◆ **MATERIAL SUPPLIED**:
━━━━━━

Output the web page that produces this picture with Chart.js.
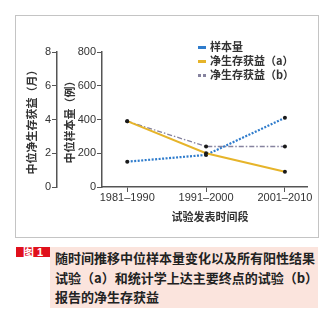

━━━━━━

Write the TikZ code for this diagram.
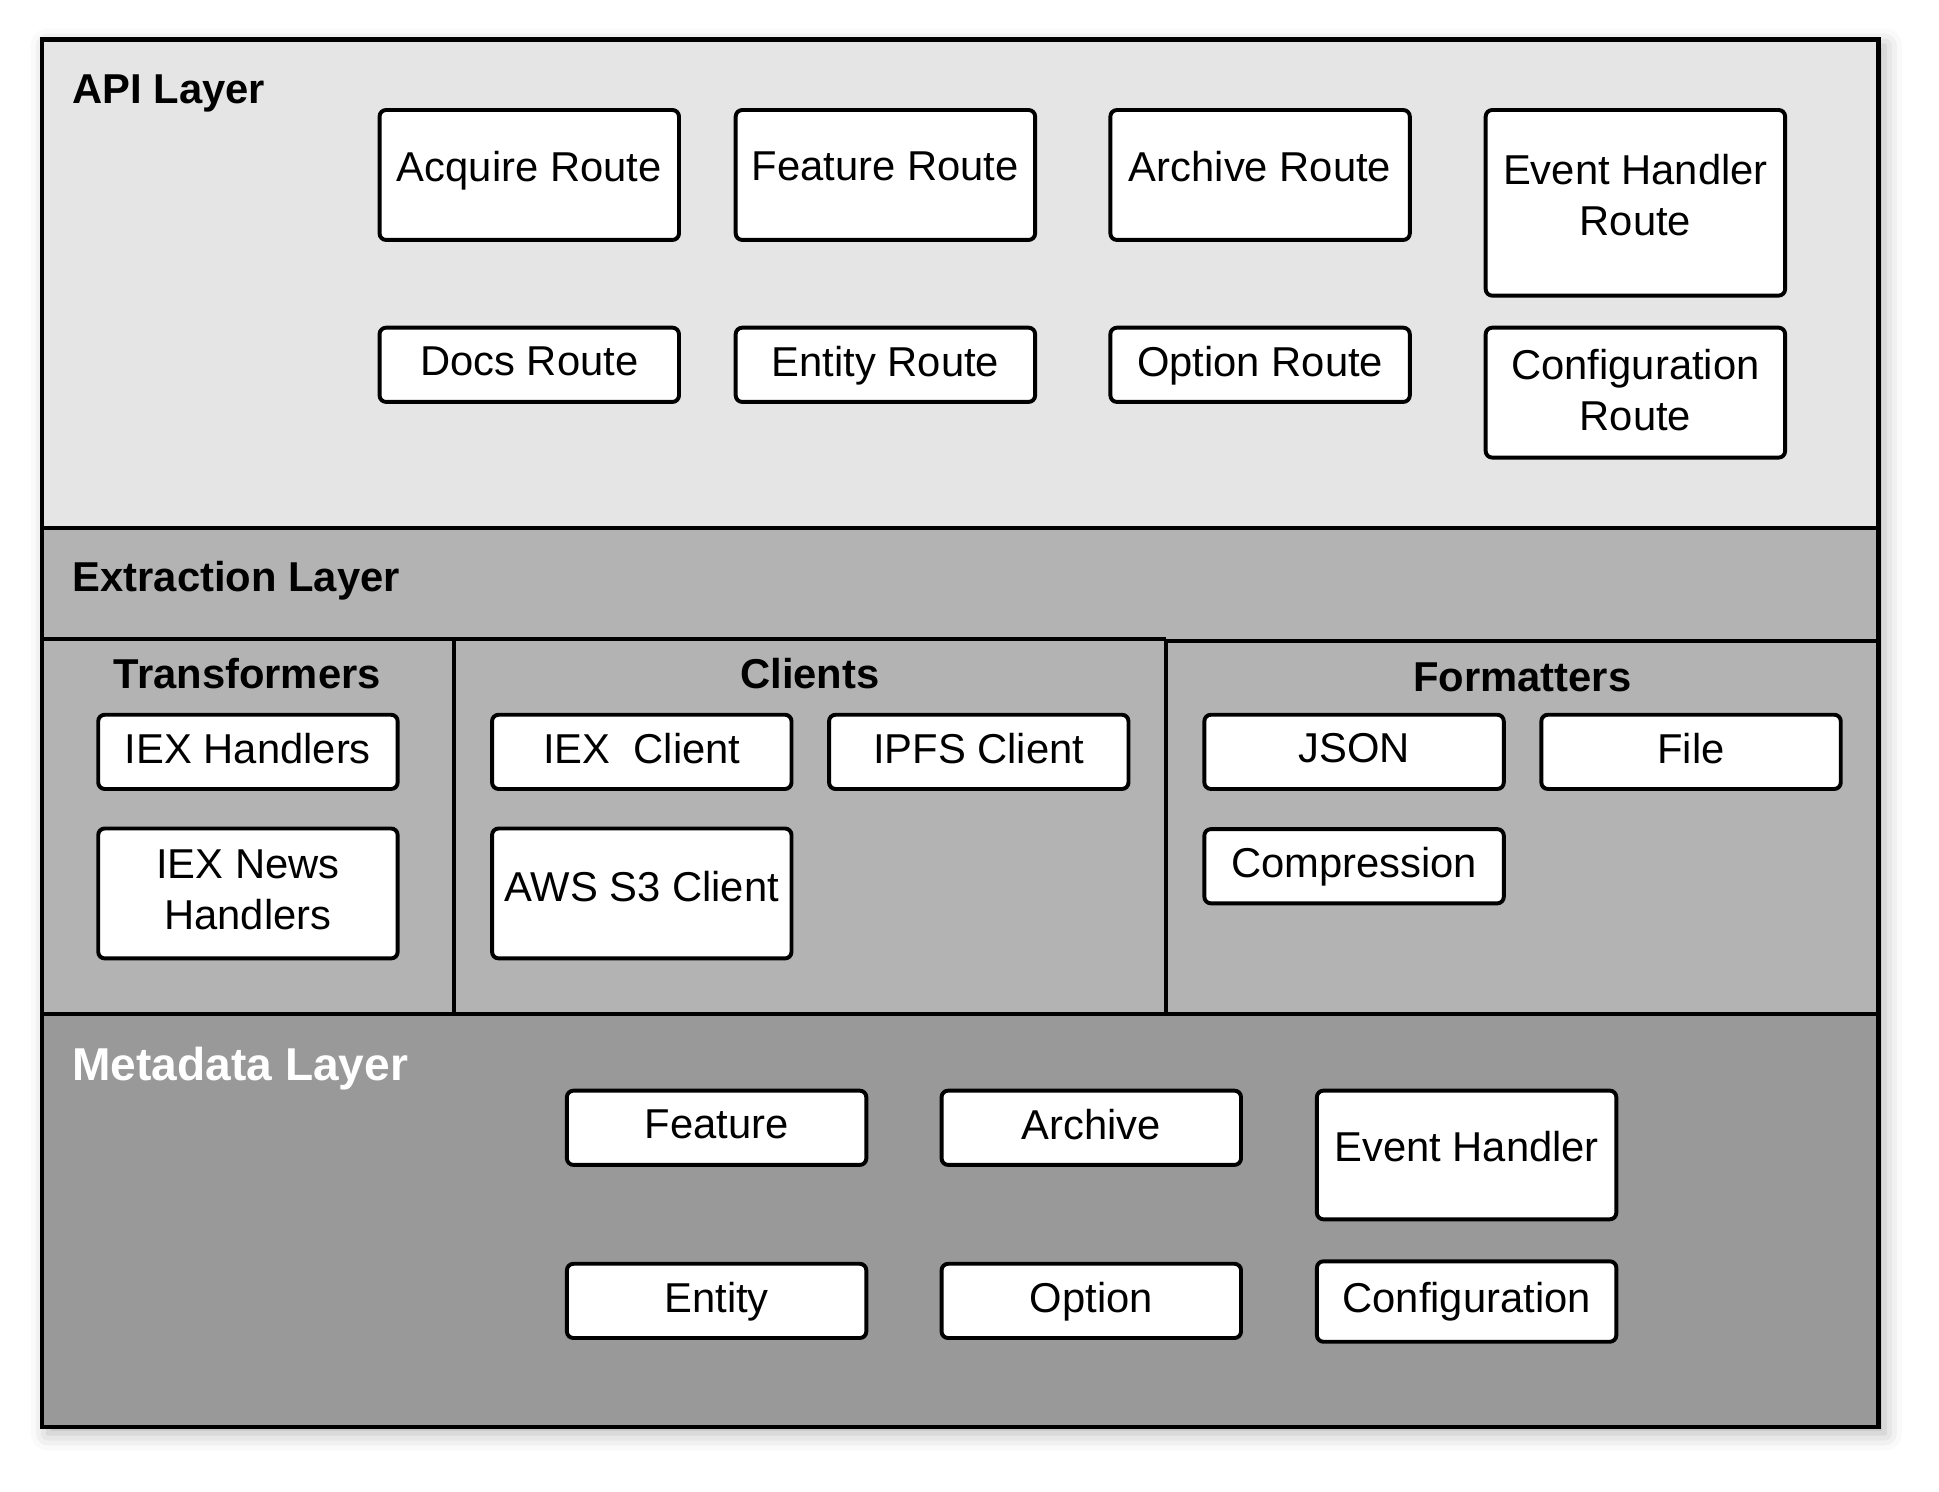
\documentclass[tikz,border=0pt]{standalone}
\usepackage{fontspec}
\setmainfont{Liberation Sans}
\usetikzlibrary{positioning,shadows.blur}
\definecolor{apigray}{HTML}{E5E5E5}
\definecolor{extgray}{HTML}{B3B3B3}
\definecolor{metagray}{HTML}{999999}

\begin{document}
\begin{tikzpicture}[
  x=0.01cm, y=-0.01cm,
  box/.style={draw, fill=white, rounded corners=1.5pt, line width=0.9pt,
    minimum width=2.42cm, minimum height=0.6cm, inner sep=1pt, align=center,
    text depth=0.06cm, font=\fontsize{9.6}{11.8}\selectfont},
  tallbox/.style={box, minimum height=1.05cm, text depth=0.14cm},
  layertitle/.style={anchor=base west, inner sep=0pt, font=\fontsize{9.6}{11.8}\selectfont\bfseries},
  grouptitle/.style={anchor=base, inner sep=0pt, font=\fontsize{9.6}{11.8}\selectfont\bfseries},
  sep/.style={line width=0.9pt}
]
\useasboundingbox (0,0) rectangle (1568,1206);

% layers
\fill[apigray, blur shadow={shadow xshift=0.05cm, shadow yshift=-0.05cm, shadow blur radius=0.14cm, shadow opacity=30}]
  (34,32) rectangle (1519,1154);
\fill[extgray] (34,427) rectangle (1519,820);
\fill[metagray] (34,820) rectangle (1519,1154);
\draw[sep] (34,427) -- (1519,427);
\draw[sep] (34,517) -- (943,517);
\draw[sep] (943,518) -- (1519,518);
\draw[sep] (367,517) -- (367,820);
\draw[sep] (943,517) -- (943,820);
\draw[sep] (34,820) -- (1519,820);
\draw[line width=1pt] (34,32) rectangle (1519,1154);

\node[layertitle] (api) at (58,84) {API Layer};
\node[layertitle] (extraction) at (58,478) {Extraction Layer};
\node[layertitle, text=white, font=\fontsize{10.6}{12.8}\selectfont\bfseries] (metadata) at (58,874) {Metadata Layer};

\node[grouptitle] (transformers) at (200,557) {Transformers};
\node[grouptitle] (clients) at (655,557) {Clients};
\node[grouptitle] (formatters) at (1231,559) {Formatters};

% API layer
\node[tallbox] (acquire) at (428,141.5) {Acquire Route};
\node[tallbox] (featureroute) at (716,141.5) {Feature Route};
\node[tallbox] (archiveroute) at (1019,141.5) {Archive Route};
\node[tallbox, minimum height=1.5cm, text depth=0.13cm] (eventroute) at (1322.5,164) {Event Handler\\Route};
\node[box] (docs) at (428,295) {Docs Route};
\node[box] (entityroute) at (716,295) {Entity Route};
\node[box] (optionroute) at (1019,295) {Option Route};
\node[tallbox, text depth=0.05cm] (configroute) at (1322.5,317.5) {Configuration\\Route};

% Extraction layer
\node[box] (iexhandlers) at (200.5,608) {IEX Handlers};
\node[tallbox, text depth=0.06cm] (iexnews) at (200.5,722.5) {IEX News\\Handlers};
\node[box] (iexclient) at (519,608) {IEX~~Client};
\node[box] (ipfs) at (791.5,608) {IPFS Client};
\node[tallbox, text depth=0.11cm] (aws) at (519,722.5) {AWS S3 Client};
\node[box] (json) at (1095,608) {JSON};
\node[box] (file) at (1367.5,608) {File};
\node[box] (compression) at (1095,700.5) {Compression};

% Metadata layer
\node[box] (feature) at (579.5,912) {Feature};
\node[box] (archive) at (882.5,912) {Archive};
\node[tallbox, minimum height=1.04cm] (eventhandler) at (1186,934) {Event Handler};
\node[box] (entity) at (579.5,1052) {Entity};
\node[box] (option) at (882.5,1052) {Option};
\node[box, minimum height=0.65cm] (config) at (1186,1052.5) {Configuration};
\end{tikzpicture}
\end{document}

━━━━━━

◆ **EXERCISE**: Pull out all lines containing "this".

◆ **RESPONSE**:
Output the web page that produces this picture with Chart.js.
Write the TikZ code for this diagram.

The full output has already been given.